◆ JOB: Reproduce the records below in full and without edits, omitting images.

◆ MATERIALS PROVIDED:
begin
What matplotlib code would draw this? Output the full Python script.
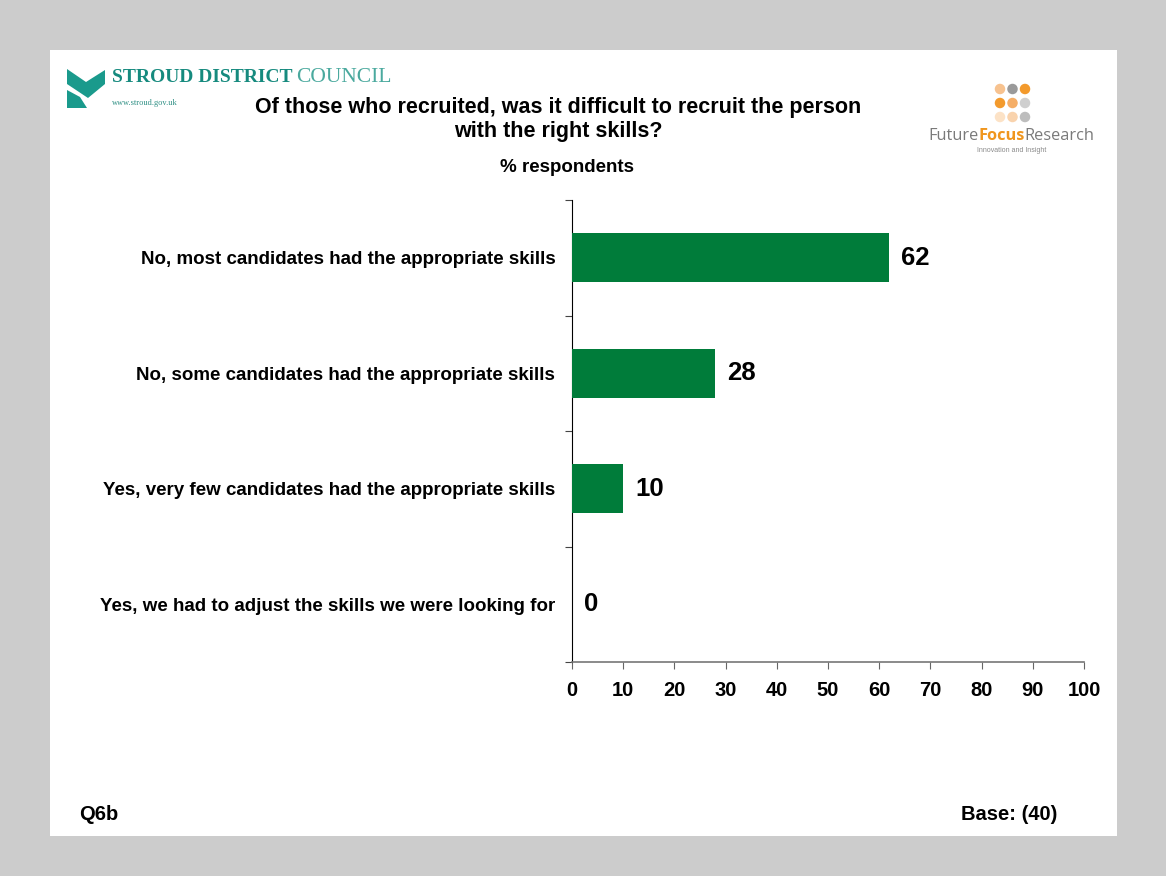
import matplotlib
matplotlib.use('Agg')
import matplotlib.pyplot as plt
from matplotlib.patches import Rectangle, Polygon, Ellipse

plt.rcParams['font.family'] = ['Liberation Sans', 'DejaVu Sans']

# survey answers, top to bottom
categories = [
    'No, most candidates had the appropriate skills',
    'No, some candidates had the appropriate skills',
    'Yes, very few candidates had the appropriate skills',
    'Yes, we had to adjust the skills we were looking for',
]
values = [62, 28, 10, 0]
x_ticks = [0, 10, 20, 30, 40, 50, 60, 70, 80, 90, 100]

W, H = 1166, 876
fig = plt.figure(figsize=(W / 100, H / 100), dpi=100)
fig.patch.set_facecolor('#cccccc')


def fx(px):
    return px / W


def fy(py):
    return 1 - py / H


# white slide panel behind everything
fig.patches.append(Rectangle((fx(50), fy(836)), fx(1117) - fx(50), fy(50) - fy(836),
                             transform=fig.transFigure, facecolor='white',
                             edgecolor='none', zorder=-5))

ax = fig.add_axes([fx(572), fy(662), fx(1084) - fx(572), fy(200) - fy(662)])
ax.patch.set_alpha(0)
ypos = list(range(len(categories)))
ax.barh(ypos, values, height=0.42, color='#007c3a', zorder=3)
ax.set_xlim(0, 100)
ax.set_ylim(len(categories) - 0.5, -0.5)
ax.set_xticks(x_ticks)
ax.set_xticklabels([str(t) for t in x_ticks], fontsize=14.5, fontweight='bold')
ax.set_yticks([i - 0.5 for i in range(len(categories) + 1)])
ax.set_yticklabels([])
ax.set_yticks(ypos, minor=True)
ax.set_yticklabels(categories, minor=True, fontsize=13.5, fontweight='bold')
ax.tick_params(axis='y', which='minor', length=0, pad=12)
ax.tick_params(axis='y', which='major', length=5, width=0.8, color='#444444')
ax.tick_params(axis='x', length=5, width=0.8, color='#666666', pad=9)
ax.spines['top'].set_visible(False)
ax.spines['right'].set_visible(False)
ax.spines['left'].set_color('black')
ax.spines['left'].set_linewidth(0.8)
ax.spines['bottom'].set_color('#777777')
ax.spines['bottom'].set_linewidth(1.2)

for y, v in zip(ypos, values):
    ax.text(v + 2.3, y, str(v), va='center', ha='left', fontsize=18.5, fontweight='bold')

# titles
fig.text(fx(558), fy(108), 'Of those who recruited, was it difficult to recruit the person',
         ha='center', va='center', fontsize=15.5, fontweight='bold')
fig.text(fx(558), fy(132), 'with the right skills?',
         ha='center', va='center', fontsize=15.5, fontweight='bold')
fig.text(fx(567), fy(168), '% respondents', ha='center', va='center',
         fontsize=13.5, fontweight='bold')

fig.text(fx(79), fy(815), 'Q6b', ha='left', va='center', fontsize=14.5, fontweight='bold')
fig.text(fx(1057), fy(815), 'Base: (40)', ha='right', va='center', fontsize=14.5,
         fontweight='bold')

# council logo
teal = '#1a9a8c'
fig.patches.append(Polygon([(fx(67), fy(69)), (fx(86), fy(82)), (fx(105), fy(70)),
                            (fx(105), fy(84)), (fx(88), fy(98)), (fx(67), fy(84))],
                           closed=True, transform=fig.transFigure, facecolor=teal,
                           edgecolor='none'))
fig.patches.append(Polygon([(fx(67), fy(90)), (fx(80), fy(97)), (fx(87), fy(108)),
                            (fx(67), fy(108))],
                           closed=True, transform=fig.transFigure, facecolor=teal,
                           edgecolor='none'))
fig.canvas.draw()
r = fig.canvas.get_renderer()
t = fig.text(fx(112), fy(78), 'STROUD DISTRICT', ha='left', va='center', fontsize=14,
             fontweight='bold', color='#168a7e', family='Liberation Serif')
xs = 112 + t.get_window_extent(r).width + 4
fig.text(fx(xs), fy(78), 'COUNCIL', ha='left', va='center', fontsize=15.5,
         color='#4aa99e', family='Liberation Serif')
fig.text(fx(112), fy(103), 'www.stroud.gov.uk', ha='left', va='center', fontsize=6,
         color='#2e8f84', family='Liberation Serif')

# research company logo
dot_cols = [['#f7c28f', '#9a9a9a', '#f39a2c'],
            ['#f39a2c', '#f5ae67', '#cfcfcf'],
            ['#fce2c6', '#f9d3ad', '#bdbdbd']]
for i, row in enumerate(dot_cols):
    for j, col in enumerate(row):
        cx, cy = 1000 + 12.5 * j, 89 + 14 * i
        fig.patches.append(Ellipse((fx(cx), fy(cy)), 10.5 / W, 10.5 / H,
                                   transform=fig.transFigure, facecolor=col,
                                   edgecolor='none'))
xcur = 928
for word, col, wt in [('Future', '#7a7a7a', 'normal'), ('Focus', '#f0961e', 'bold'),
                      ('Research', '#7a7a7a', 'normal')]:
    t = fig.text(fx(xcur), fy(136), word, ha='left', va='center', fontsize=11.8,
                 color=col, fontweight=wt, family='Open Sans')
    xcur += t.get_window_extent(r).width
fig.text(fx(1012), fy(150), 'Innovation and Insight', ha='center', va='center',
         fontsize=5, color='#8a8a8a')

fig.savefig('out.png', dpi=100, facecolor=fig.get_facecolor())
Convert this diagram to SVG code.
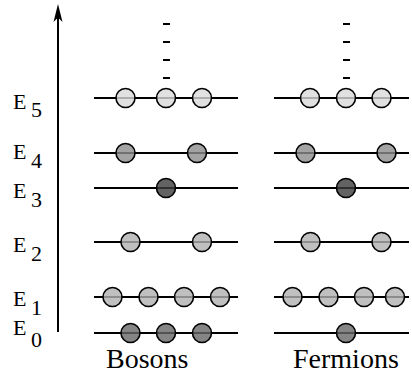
end
◆ EXPECTED ANSWER:
What matplotlib code would draw this? Output the full Python script.
import matplotlib
matplotlib.use('Agg')
import matplotlib.pyplot as plt
from matplotlib.patches import Rectangle, Polygon, Ellipse

plt.rcParams['font.family'] = ['Liberation Sans', 'DejaVu Sans']

# survey answers, top to bottom
categories = [
    'No, most candidates had the appropriate skills',
    'No, some candidates had the appropriate skills',
    'Yes, very few candidates had the appropriate skills',
    'Yes, we had to adjust the skills we were looking for',
]
values = [62, 28, 10, 0]
x_ticks = [0, 10, 20, 30, 40, 50, 60, 70, 80, 90, 100]

W, H = 1166, 876
fig = plt.figure(figsize=(W / 100, H / 100), dpi=100)
fig.patch.set_facecolor('#cccccc')


def fx(px):
    return px / W


def fy(py):
    return 1 - py / H


# white slide panel behind everything
fig.patches.append(Rectangle((fx(50), fy(836)), fx(1117) - fx(50), fy(50) - fy(836),
                             transform=fig.transFigure, facecolor='white',
                             edgecolor='none', zorder=-5))

ax = fig.add_axes([fx(572), fy(662), fx(1084) - fx(572), fy(200) - fy(662)])
ax.patch.set_alpha(0)
ypos = list(range(len(categories)))
ax.barh(ypos, values, height=0.42, color='#007c3a', zorder=3)
ax.set_xlim(0, 100)
ax.set_ylim(len(categories) - 0.5, -0.5)
ax.set_xticks(x_ticks)
ax.set_xticklabels([str(t) for t in x_ticks], fontsize=14.5, fontweight='bold')
ax.set_yticks([i - 0.5 for i in range(len(categories) + 1)])
ax.set_yticklabels([])
ax.set_yticks(ypos, minor=True)
ax.set_yticklabels(categories, minor=True, fontsize=13.5, fontweight='bold')
ax.tick_params(axis='y', which='minor', length=0, pad=12)
ax.tick_params(axis='y', which='major', length=5, width=0.8, color='#444444')
ax.tick_params(axis='x', length=5, width=0.8, color='#666666', pad=9)
ax.spines['top'].set_visible(False)
ax.spines['right'].set_visible(False)
ax.spines['left'].set_color('black')
ax.spines['left'].set_linewidth(0.8)
ax.spines['bottom'].set_color('#777777')
ax.spines['bottom'].set_linewidth(1.2)

for y, v in zip(ypos, values):
    ax.text(v + 2.3, y, str(v), va='center', ha='left', fontsize=18.5, fontweight='bold')

# titles
fig.text(fx(558), fy(108), 'Of those who recruited, was it difficult to recruit the person',
         ha='center', va='center', fontsize=15.5, fontweight='bold')
fig.text(fx(558), fy(132), 'with the right skills?',
         ha='center', va='center', fontsize=15.5, fontweight='bold')
fig.text(fx(567), fy(168), '% respondents', ha='center', va='center',
         fontsize=13.5, fontweight='bold')

fig.text(fx(79), fy(815), 'Q6b', ha='left', va='center', fontsize=14.5, fontweight='bold')
fig.text(fx(1057), fy(815), 'Base: (40)', ha='right', va='center', fontsize=14.5,
         fontweight='bold')

# council logo
teal = '#1a9a8c'
fig.patches.append(Polygon([(fx(67), fy(69)), (fx(86), fy(82)), (fx(105), fy(70)),
                            (fx(105), fy(84)), (fx(88), fy(98)), (fx(67), fy(84))],
                           closed=True, transform=fig.transFigure, facecolor=teal,
                           edgecolor='none'))
fig.patches.append(Polygon([(fx(67), fy(90)), (fx(80), fy(97)), (fx(87), fy(108)),
                            (fx(67), fy(108))],
                           closed=True, transform=fig.transFigure, facecolor=teal,
                           edgecolor='none'))
fig.canvas.draw()
r = fig.canvas.get_renderer()
t = fig.text(fx(112), fy(78), 'STROUD DISTRICT', ha='left', va='center', fontsize=14,
             fontweight='bold', color='#168a7e', family='Liberation Serif')
xs = 112 + t.get_window_extent(r).width + 4
fig.text(fx(xs), fy(78), 'COUNCIL', ha='left', va='center', fontsize=15.5,
         color='#4aa99e', family='Liberation Serif')
fig.text(fx(112), fy(103), 'www.stroud.gov.uk', ha='left', va='center', fontsize=6,
         color='#2e8f84', family='Liberation Serif')

# research company logo
dot_cols = [['#f7c28f', '#9a9a9a', '#f39a2c'],
            ['#f39a2c', '#f5ae67', '#cfcfcf'],
            ['#fce2c6', '#f9d3ad', '#bdbdbd']]
for i, row in enumerate(dot_cols):
    for j, col in enumerate(row):
        cx, cy = 1000 + 12.5 * j, 89 + 14 * i
        fig.patches.append(Ellipse((fx(cx), fy(cy)), 10.5 / W, 10.5 / H,
                                   transform=fig.transFigure, facecolor=col,
                                   edgecolor='none'))
xcur = 928
for word, col, wt in [('Future', '#7a7a7a', 'normal'), ('Focus', '#f0961e', 'bold'),
                      ('Research', '#7a7a7a', 'normal')]:
    t = fig.text(fx(xcur), fy(136), word, ha='left', va='center', fontsize=11.8,
                 color=col, fontweight=wt, family='Open Sans')
    xcur += t.get_window_extent(r).width
fig.text(fx(1012), fy(150), 'Innovation and Insight', ha='center', va='center',
         fontsize=5, color='#8a8a8a')

fig.savefig('out.png', dpi=100, facecolor=fig.get_facecolor())
Convert this diagram to SVG code.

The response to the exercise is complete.